The request:
Go over the listing below line by line and tally those containing "with". Give only the tally.

-------- Data excerpt

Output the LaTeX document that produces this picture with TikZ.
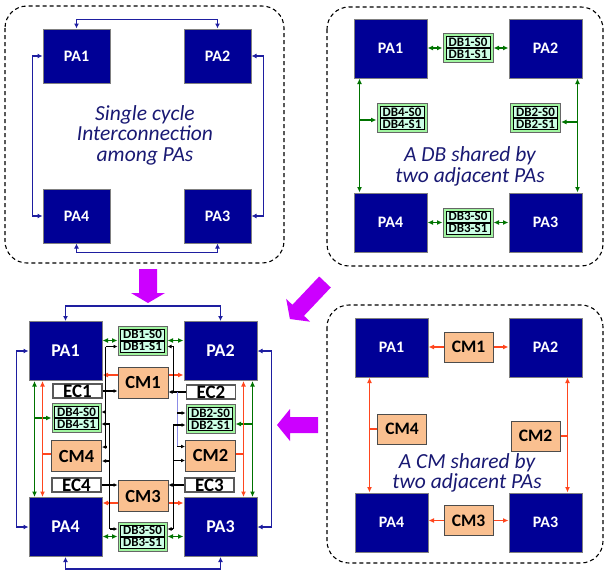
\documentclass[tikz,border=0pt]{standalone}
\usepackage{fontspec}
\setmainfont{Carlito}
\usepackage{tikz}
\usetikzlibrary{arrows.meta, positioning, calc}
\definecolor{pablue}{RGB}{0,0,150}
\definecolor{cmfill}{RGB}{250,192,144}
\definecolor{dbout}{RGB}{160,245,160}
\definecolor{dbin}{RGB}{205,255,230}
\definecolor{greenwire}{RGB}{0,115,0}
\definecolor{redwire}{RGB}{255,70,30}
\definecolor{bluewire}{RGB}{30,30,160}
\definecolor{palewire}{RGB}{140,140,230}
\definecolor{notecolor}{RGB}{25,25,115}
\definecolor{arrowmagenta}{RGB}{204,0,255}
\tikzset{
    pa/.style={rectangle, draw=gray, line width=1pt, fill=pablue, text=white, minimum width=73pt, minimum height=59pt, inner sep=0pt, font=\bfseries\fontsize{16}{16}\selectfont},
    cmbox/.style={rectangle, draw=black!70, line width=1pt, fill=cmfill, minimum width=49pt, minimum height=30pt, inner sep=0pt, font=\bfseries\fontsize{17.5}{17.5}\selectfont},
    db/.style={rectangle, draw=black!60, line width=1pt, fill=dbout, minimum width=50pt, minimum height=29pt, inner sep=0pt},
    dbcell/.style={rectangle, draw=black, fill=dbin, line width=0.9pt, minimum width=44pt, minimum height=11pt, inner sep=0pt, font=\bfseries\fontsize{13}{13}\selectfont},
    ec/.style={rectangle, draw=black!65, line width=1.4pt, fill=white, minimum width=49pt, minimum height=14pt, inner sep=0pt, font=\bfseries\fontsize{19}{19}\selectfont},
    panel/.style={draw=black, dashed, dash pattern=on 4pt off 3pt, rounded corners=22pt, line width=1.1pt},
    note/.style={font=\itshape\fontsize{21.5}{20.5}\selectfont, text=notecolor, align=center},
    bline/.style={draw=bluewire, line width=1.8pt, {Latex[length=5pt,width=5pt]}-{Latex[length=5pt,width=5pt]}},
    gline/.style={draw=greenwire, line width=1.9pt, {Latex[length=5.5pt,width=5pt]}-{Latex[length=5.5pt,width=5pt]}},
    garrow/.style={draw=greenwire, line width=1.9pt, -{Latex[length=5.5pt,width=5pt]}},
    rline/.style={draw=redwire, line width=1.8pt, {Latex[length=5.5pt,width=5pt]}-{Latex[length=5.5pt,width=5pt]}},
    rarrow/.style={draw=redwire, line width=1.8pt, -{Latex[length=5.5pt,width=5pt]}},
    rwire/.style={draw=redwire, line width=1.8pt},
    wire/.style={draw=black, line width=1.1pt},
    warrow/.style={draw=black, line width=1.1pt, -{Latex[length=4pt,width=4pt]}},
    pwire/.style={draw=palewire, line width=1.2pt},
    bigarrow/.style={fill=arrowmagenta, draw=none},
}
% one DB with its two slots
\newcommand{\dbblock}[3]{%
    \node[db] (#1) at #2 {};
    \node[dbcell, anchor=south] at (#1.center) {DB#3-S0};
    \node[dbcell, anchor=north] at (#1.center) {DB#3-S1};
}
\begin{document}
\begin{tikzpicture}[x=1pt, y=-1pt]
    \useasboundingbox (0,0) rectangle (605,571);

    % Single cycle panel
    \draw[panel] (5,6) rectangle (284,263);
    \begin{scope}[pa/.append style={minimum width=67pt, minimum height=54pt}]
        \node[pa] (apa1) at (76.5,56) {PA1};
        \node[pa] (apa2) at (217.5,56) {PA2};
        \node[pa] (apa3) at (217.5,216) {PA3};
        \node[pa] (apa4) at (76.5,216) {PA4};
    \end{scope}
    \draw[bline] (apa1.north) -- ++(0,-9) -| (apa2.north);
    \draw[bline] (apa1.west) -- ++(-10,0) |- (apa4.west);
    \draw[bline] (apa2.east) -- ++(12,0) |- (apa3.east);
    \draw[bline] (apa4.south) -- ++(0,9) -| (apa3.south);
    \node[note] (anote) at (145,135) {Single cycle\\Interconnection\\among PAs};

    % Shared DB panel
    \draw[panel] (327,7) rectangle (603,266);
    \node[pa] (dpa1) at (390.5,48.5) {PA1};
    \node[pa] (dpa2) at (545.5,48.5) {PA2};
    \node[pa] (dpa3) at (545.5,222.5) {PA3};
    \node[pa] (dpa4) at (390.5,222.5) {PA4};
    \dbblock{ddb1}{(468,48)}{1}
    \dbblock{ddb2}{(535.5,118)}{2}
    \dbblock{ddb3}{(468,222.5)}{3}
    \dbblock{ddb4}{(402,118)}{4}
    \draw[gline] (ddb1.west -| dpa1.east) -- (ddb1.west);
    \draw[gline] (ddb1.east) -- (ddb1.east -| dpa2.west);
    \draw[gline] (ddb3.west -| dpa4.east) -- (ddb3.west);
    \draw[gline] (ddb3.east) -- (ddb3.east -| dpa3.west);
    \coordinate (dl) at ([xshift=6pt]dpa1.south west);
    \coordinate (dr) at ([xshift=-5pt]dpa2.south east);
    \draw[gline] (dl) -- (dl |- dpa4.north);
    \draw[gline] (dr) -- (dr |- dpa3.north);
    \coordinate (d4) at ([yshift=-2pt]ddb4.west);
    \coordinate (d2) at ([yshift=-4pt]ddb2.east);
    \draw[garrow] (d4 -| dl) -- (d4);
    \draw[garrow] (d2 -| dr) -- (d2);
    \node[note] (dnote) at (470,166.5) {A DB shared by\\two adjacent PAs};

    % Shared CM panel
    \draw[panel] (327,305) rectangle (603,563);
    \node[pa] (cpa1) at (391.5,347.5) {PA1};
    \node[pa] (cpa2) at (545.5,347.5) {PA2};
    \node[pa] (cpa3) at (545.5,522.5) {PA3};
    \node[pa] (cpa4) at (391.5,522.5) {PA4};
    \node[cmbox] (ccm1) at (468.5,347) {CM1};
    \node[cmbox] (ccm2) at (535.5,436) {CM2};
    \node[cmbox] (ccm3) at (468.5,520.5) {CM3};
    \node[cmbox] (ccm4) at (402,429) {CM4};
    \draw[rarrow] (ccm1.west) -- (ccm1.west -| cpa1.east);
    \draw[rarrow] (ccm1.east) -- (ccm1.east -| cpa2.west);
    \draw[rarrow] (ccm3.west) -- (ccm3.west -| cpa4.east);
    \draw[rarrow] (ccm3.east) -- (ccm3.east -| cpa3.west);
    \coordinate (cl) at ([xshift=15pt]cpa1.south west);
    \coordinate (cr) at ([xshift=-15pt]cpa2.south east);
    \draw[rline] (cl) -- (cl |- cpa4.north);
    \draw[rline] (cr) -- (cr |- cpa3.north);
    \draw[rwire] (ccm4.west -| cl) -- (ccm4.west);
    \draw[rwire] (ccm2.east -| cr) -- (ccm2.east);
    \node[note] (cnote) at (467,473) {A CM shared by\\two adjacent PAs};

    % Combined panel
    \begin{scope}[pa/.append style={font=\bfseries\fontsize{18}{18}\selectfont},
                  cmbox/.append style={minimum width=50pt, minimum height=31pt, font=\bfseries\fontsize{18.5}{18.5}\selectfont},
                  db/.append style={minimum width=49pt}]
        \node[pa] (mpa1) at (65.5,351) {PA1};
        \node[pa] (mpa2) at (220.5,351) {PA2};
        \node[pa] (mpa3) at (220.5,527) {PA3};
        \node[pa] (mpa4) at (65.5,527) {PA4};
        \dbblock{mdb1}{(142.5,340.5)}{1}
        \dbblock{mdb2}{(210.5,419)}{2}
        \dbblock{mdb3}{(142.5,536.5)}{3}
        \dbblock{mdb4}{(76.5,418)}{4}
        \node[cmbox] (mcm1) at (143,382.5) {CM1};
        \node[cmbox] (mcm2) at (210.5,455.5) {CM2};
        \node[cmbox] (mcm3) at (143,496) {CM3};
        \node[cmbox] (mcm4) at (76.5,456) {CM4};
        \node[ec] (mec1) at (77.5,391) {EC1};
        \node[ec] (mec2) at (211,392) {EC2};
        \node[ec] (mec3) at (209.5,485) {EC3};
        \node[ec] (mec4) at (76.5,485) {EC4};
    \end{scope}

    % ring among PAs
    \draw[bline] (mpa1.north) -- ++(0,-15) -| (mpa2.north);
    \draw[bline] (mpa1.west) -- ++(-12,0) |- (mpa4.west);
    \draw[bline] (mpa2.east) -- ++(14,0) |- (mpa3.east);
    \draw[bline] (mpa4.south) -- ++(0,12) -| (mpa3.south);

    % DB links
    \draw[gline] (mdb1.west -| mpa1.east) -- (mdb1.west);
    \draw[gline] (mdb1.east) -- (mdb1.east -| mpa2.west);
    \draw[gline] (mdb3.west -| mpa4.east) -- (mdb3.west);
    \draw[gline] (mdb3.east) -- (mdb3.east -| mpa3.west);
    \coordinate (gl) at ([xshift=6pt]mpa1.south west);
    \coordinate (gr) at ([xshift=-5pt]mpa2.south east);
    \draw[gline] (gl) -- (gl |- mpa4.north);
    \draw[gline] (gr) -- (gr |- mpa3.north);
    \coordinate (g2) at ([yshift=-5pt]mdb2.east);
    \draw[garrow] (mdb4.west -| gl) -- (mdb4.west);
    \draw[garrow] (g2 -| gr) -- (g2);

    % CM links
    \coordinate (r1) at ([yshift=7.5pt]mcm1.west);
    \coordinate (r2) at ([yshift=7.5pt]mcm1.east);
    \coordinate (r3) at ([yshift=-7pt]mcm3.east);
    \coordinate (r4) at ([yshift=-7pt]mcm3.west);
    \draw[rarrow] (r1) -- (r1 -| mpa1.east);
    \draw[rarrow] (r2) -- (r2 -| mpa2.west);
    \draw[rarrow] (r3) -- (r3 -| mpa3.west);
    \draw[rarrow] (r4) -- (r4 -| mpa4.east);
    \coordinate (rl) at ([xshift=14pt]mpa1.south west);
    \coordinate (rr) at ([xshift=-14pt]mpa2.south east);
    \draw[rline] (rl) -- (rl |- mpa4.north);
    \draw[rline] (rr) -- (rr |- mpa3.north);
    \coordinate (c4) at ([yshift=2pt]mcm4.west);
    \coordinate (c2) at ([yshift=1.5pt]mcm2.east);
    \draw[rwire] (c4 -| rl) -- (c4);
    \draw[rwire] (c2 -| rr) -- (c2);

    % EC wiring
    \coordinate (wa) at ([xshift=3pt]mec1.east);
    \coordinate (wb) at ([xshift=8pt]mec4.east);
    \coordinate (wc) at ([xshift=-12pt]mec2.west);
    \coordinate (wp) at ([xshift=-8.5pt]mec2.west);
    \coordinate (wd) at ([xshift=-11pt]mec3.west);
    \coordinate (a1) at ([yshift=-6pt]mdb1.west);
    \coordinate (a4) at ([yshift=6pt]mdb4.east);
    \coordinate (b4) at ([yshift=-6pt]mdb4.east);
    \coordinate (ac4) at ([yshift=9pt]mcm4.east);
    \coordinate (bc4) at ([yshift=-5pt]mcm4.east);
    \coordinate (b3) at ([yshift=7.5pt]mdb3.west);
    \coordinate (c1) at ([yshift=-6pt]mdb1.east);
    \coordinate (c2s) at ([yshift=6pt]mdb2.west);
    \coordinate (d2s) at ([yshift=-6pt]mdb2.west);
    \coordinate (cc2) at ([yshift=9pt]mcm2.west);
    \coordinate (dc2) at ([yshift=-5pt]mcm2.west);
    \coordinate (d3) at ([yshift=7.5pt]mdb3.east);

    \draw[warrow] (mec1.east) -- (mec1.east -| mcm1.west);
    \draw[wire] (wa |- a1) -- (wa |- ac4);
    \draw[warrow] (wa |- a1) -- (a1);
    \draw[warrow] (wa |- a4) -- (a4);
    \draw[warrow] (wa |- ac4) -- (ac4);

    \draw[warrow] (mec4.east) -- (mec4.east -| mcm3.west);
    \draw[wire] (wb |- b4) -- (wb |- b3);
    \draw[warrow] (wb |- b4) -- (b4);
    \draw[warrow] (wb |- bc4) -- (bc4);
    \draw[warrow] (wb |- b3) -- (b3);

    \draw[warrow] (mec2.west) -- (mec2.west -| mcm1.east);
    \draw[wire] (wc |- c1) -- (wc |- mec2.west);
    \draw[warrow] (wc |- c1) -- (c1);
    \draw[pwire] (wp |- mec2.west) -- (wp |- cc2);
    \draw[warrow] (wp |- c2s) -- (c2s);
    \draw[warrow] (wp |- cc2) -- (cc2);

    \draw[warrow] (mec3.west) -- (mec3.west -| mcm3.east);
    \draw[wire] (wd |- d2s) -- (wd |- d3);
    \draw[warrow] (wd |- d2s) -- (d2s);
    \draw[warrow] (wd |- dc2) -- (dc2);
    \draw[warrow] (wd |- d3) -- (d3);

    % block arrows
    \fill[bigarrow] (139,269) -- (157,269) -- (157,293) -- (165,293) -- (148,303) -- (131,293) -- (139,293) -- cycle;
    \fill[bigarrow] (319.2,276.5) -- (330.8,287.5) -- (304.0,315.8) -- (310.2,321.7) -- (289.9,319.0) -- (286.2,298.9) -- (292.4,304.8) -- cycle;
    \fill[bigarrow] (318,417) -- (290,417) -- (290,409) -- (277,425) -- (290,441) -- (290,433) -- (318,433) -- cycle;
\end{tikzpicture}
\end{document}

----------------

Reply:
2